No attempt is made by the learned counsel for the appellees to sustain the reasons on which the adjudication is based, but they advance others which are equally untenable. They claim (1) that the widow took her legacy subject to the obligation to pay debts; (2) that the transfer of the license was taken by her with the assent of the executor until a sale of the whole business could be effected. The first part of this contention may be answered by the fact that the widow took nothing as a legatee under the will, and the second is wholly unsupported by proof. The license granted to the decedent was a personal privilege which ended with his life; it was not assignable by him, it did not go to his personal representatives, it was not an asset of his estate: Blumenthal’s Petition, 125 Pa. 412. The executor could not have carried on the business without a license had he been so disposed; and he could not, as executor, have obtained a license, as he would not then have been, as required by law, “ the only person pecuniarily interested in the business.” It was his duty to obtain the best pvice he could for the stock and fixtures. If some one willing to take the chance of procuring the lease of the house and a transfer of the license had offered more for the stock and fixtures than the price at which they were sold by him, or if there had been evidence that by diligence on his part such a person could have been found, there would have been reason for surcharging him.
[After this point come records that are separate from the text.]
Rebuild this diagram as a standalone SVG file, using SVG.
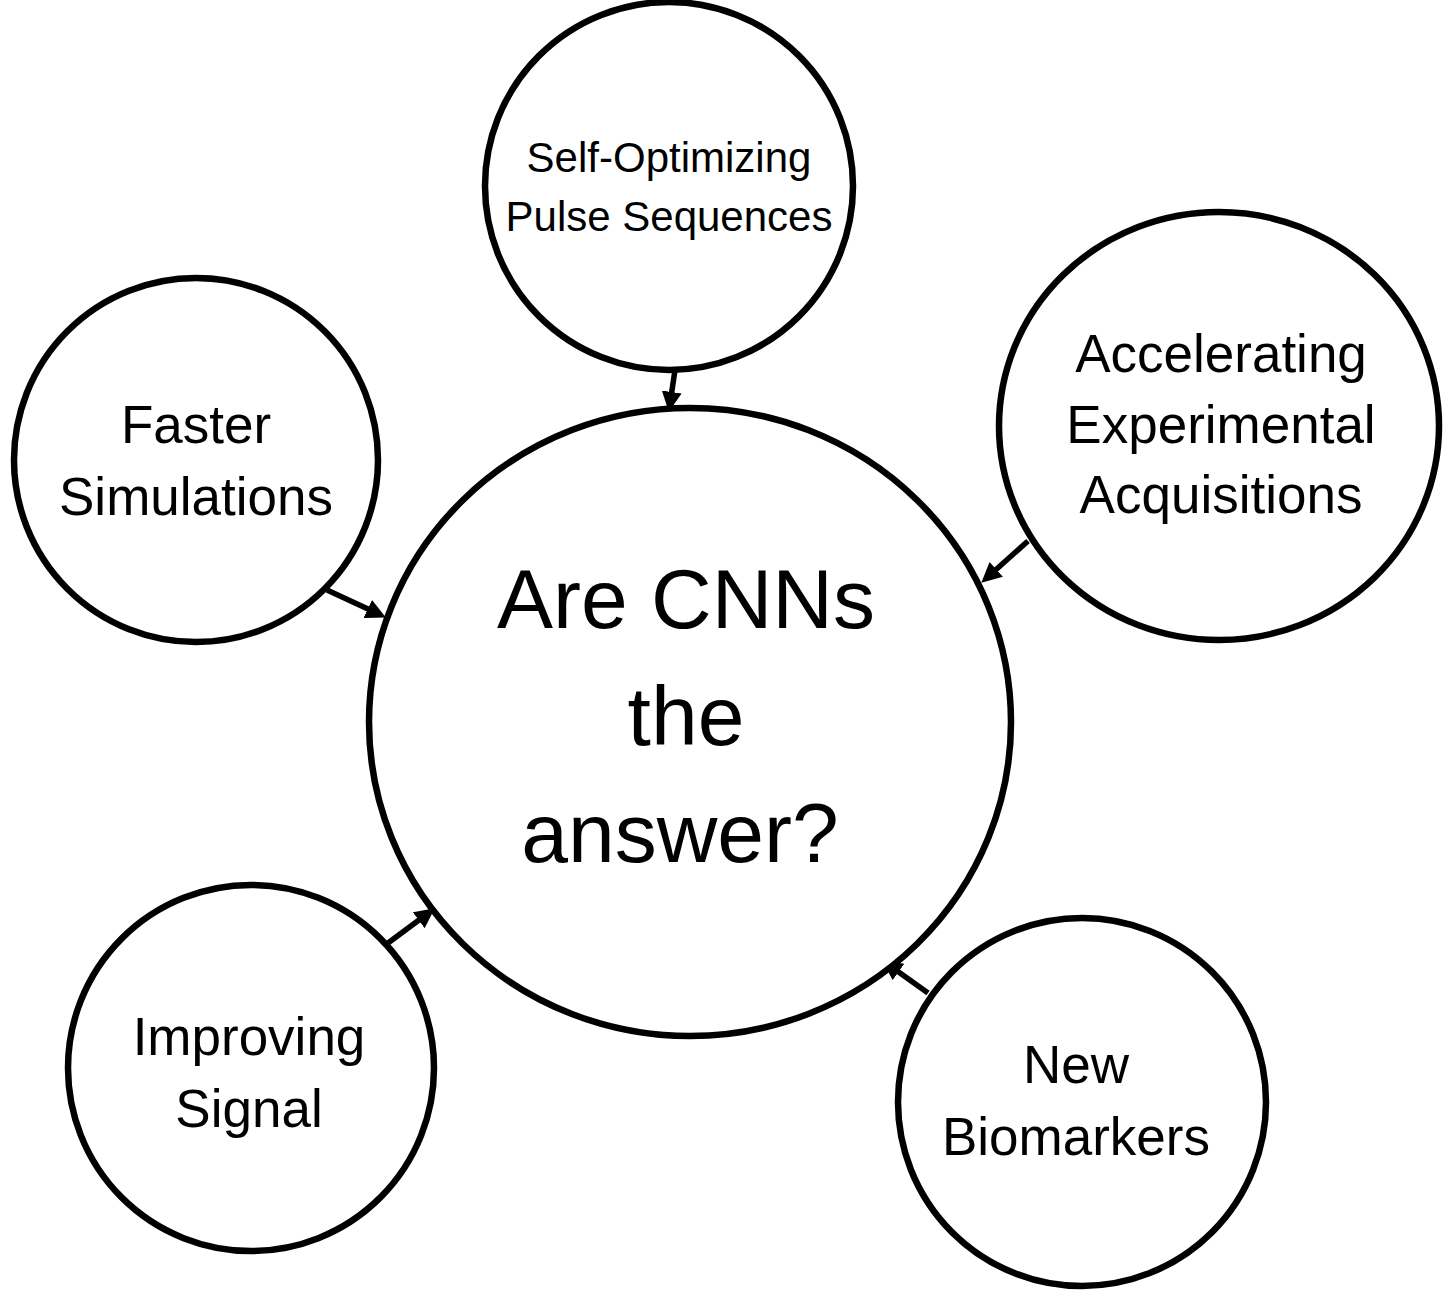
<svg xmlns="http://www.w3.org/2000/svg" width="1450" height="1290" viewBox="0 0 1450 1290">
<style>
.node{fill:#fff;stroke:#000;stroke-width:6.5}
.lbl{font-family:"Liberation Sans","Open Sans",sans-serif;fill:#000;text-anchor:middle}
.conn{stroke:#000;stroke-width:5.5;fill:none}
</style>
<defs>
<marker id="ah" markerUnits="userSpaceOnUse" markerWidth="22" markerHeight="22" refX="5" refY="10" orient="auto">
<path d="M0,0 L20,10 L0,20 z" fill="#000"/>
</marker>
</defs>
<rect width="1450" height="1290" fill="#fff"/>
<g id="connectors">
<line class="conn" x1="675" y1="370" x2="671" y2="397" marker-end="url(#ah)"/>
<line class="conn" x1="327" y1="590" x2="372.3" y2="611.1" marker-end="url(#ah)"/>
<line class="conn" x1="1028" y1="541" x2="992.5" y2="572.7" marker-end="url(#ah)"/>
<line class="conn" x1="388" y1="943" x2="422.7" y2="917.3" marker-end="url(#ah)"/>
<line class="conn" x1="928" y1="993" x2="894.4" y2="969.1" marker-end="url(#ah)"/>
</g>
<g id="center">
<ellipse class="node" cx="690" cy="722" rx="321" ry="314"/>
<text class="lbl" font-size="84" x="686" y="628">Are CNNs</text>
<text class="lbl" font-size="84" x="686" y="745">the</text>
<text class="lbl" font-size="84" x="680" y="862">answer?</text>
</g>
<g id="pulse">
<circle class="node" cx="669" cy="186" r="184"/>
<text class="lbl" font-size="42" x="669" y="172">Self-Optimizing</text>
<text class="lbl" font-size="42" x="669" y="231">Pulse Sequences</text>
</g>
<g id="faster">
<circle class="node" cx="196" cy="460" r="182"/>
<text class="lbl" font-size="53" x="196" y="443">Faster</text>
<text class="lbl" font-size="53" x="196" y="515">Simulations</text>
</g>
<g id="accel">
<ellipse class="node" cx="1219" cy="426" rx="220" ry="214"/>
<text class="lbl" font-size="53" x="1221" y="372">Accelerating</text>
<text class="lbl" font-size="53" x="1221" y="443">Experimental</text>
<text class="lbl" font-size="53" x="1221" y="513">Acquisitions</text>
</g>
<g id="improving">
<circle class="node" cx="251" cy="1068" r="183"/>
<text class="lbl" font-size="53" x="249" y="1055">Improving</text>
<text class="lbl" font-size="53" x="249" y="1127">Signal</text>
</g>
<g id="biomarkers">
<circle class="node" cx="1082" cy="1102" r="184"/>
<text class="lbl" font-size="53" x="1076" y="1083">New</text>
<text class="lbl" font-size="53" x="1076" y="1155">Biomarkers</text>
</g>
</svg>
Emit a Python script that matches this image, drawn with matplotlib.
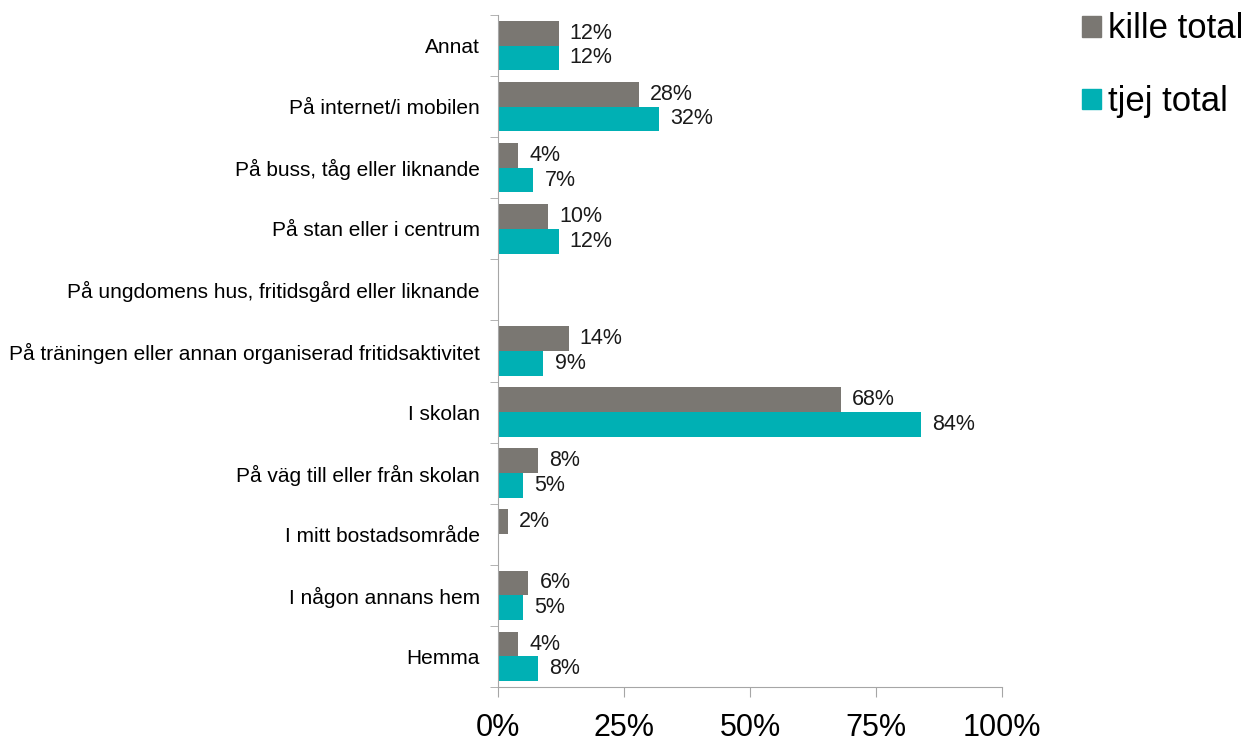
import numpy as np
import matplotlib.pyplot as plt
from matplotlib.patches import Patch

plt.rcParams['font.family'] = ['Liberation Sans', 'DejaVu Sans']

# Data (top to bottom as in the chart)
categories = ['Annat', 'På internet/i mobilen', 'På buss, tåg eller liknande',
              'På stan eller i centrum', 'På ungdomens hus, fritidsgård eller liknande',
              'På träningen eller annan organiserad fritidsaktivitet', 'I skolan',
              'På väg till eller från skolan', 'I mitt bostadsområde',
              'I någon annans hem', 'Hemma']
kille = [12, 28, 4, 10, None, 14, 68, 8, 2, 6, 4]
tjej = [12, 32, 7, 12, None, 9, 84, 5, None, 5, 8]
xticks = [0, 25, 50, 75, 100]

c_kille = '#7a7772'
c_tjej = '#00b0b4'
axis_col = '#a6a6a6'

fig = plt.figure(figsize=(12.52, 7.45), dpi=100)
ax = fig.add_axes([0.3978, 0.0779, 0.4025, 0.9020])

n = len(categories)
y = np.arange(n)[::-1].astype(float)
h = 0.405

def draw(vals, offset, color):
    for yi, v in zip(y, vals):
        if v is None:
            continue
        ax.barh(yi + offset, v, height=h, color=color, linewidth=0)
        ax.annotate(f'{v}%', (v, yi + offset), xytext=(8, 0), textcoords='offset points',
                    va='center', ha='left', fontsize=15.5, color='#1a1a1a')

draw(kille, h / 2, c_kille)
draw(tjej, -h / 2, c_tjej)

ax.set_xlim(0, 100)
ax.set_ylim(-0.5, n - 0.5)
ax.set_xticks(xticks)
ax.set_xticklabels([f'{t}%' for t in xticks], fontsize=22)
ax.set_yticks(y)
ax.set_yticklabels(categories, fontsize=15)
ax.set_yticks(np.arange(n + 1) - 0.5, minor=True)
ax.tick_params(axis='y', which='major', length=0, pad=13)
ax.tick_params(axis='y', which='minor', length=6, color=axis_col, direction='out')
ax.tick_params(axis='x', length=7, color=axis_col, pad=12, direction='out')

for s in ['top', 'right']:
    ax.spines[s].set_visible(False)
for s in ['left', 'bottom']:
    ax.spines[s].set_color(axis_col)

handles = [Patch(color=c_kille, label='kille total'), Patch(color=c_tjej, label='tjej total')]
fig.legend(handles=handles, loc='upper left', bbox_to_anchor=(0.845, 1.016), frameon=False,
           fontsize=25, handlelength=0.55, handleheight=0.55, handletextpad=0.2,
           labelspacing=1.15, borderaxespad=0.3)

fig.savefig('out.png', dpi=100)
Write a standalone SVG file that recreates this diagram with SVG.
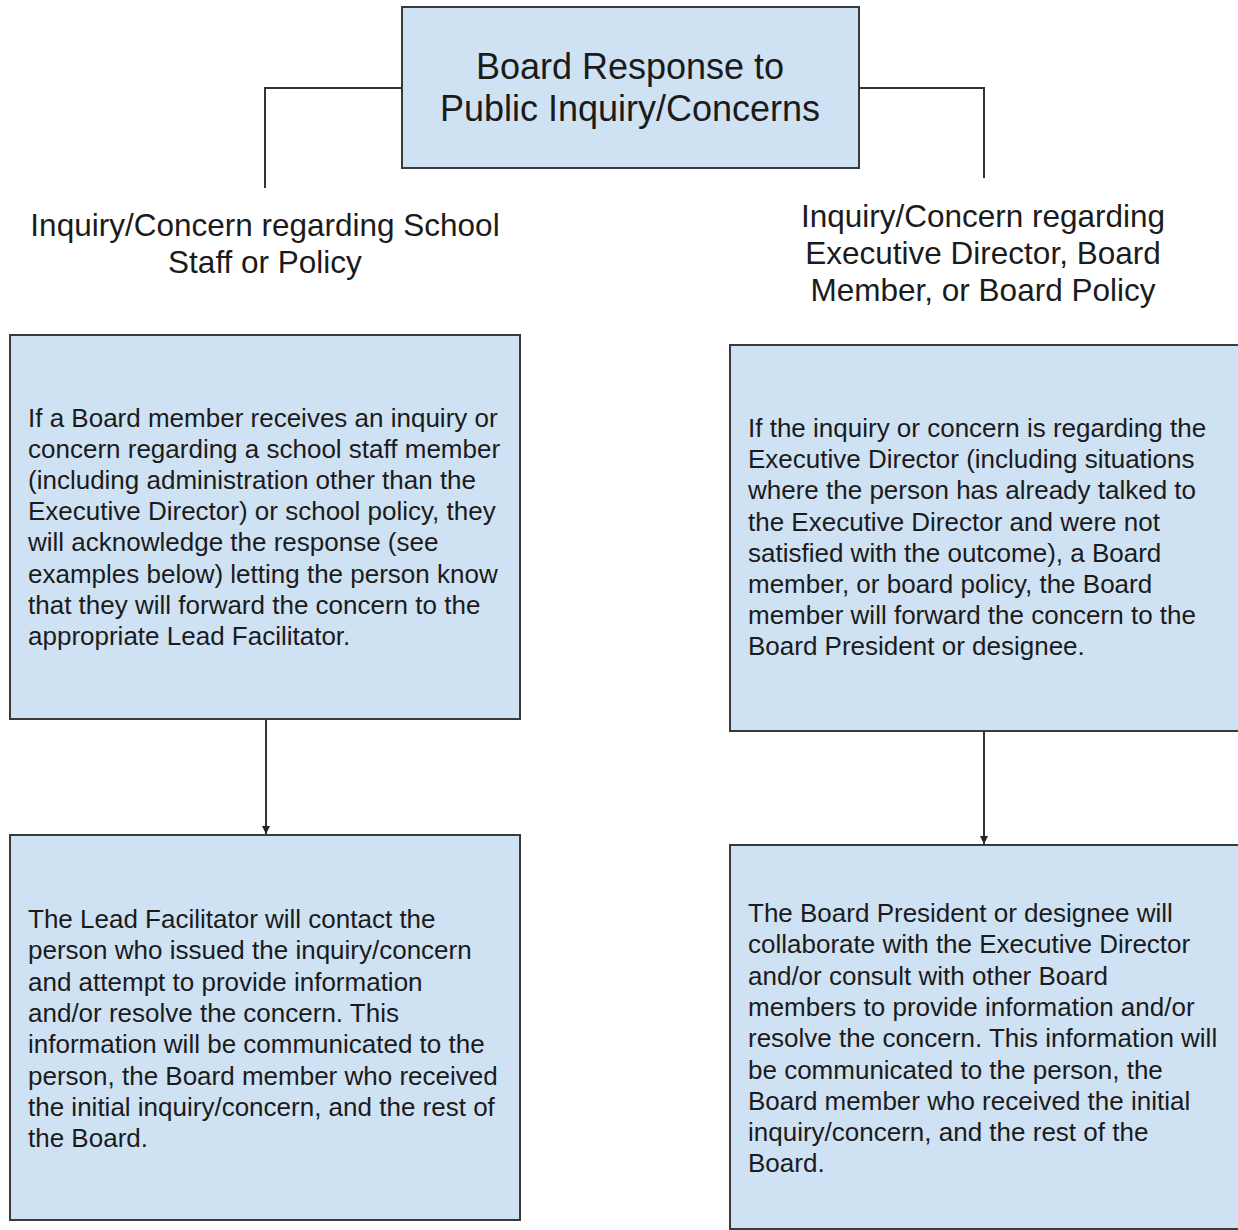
<svg xmlns="http://www.w3.org/2000/svg" width="1238" height="1230" viewBox="0 0 1238 1230">
<defs>
<style>
.box{fill:#cfe2f3;stroke:#3a3a3a;stroke-width:2}
.t{font-family:"Liberation Sans",Arial,sans-serif;fill:#1b1b1b}
.title{font-size:36px;text-anchor:middle}
.head{font-size:31.5px;text-anchor:middle}
.body{font-size:26px}
.conn{fill:none;stroke:#333;stroke-width:2}
</style>
<marker id="ah" markerWidth="10" markerHeight="10" refX="8" refY="5" orient="auto" markerUnits="userSpaceOnUse">
<path d="M0,1 L8,5 L0,9 Z" fill="#222"/>
</marker>
</defs>
<rect width="1238" height="1230" fill="#ffffff"/>
<g id="connectors">
<path class="conn" d="M402,88 H265 V188"/>
<path class="conn" d="M859,88 H984 V178"/>
<path class="conn" d="M266,720 V834" marker-end="url(#ah)"/>
<path class="conn" d="M984,732 V844" marker-end="url(#ah)"/>
</g>
<g id="title">
<rect class="box" x="402" y="7" width="457" height="161"/>
<text class="t title"><tspan x="630" y="79">Board Response to</tspan><tspan x="630" y="121">Public Inquiry/Concerns</tspan></text>
</g>
<g id="heading-left">
<text class="t head"><tspan x="265" y="236">Inquiry/Concern regarding School</tspan><tspan x="265" y="273">Staff or Policy</tspan></text>
</g>
<g id="heading-right">
<text class="t head"><tspan x="983" y="227">Inquiry/Concern regarding</tspan><tspan x="983" y="264">Executive Director, Board</tspan><tspan x="983" y="301">Member, or Board Policy</tspan></text>
</g>
<g id="left-top">
<rect class="box" x="10" y="335" width="510" height="384"/>
<text class="t body">
<tspan x="28" y="427">If a Board member receives an inquiry or</tspan>
<tspan x="28" y="458.1">concern regarding a school staff member</tspan>
<tspan x="28" y="489.2">(including administration other than the</tspan>
<tspan x="28" y="520.3">Executive Director) or school policy, they</tspan>
<tspan x="28" y="551.4">will acknowledge the response (see</tspan>
<tspan x="28" y="582.5">examples below) letting the person know</tspan>
<tspan x="28" y="613.6">that they will forward the concern to the</tspan>
<tspan x="28" y="644.7">appropriate Lead Facilitator.</tspan>
</text>
</g>
<g id="left-bottom">
<rect class="box" x="10" y="835" width="510" height="385"/>
<text class="t body">
<tspan x="28" y="928">The Lead Facilitator will contact the</tspan>
<tspan x="28" y="959.3">person who issued the inquiry/concern</tspan>
<tspan x="28" y="990.6">and attempt to provide information</tspan>
<tspan x="28" y="1021.9">and/or resolve the concern. This</tspan>
<tspan x="28" y="1053.2">information will be communicated to the</tspan>
<tspan x="28" y="1084.5">person, the Board member who received</tspan>
<tspan x="28" y="1115.8">the initial inquiry/concern, and the rest of</tspan>
<tspan x="28" y="1147.1">the Board.</tspan>
</text>
</g>
<g id="right-top">
<rect class="box" x="730" y="345" width="520" height="386"/>
<text class="t body">
<tspan x="748" y="437">If the inquiry or concern is regarding the</tspan>
<tspan x="748" y="468.2">Executive Director (including situations</tspan>
<tspan x="748" y="499.4">where the person has already talked to</tspan>
<tspan x="748" y="530.6">the Executive Director and were not</tspan>
<tspan x="748" y="561.8">satisfied with the outcome), a Board</tspan>
<tspan x="748" y="593">member, or board policy, the Board</tspan>
<tspan x="748" y="624.2">member will forward the concern to the</tspan>
<tspan x="748" y="655.4">Board President or designee.</tspan>
</text>
</g>
<g id="right-bottom">
<rect class="box" x="730" y="845" width="520" height="384"/>
<text class="t body">
<tspan x="748" y="922">The Board President or designee will</tspan>
<tspan x="748" y="953.3">collaborate with the Executive Director</tspan>
<tspan x="748" y="984.6">and/or consult with other Board</tspan>
<tspan x="748" y="1015.9">members to provide information and/or</tspan>
<tspan x="748" y="1047.2">resolve the concern. This information will</tspan>
<tspan x="748" y="1078.5">be communicated to the person, the</tspan>
<tspan x="748" y="1109.8">Board member who received the initial</tspan>
<tspan x="748" y="1141.1">inquiry/concern, and the rest of the</tspan>
<tspan x="748" y="1172.4">Board.</tspan>
</text>
</g>
</svg>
It is not pretended that there was any such evidence, and. the ■finding of the auditing judge rests only upon unwarranted conclusions drawn from purely imaginary conditions.

*237The order of the orphans’ court confirming the second adjudication is reversed and set aside, and it is ordered that distribution be made in accordance with the adjudication filed February 14, 1896, admitting however to the distribution the claims of creditors subsequently proved against the estate as appears by the adjudication of July 15, 1896.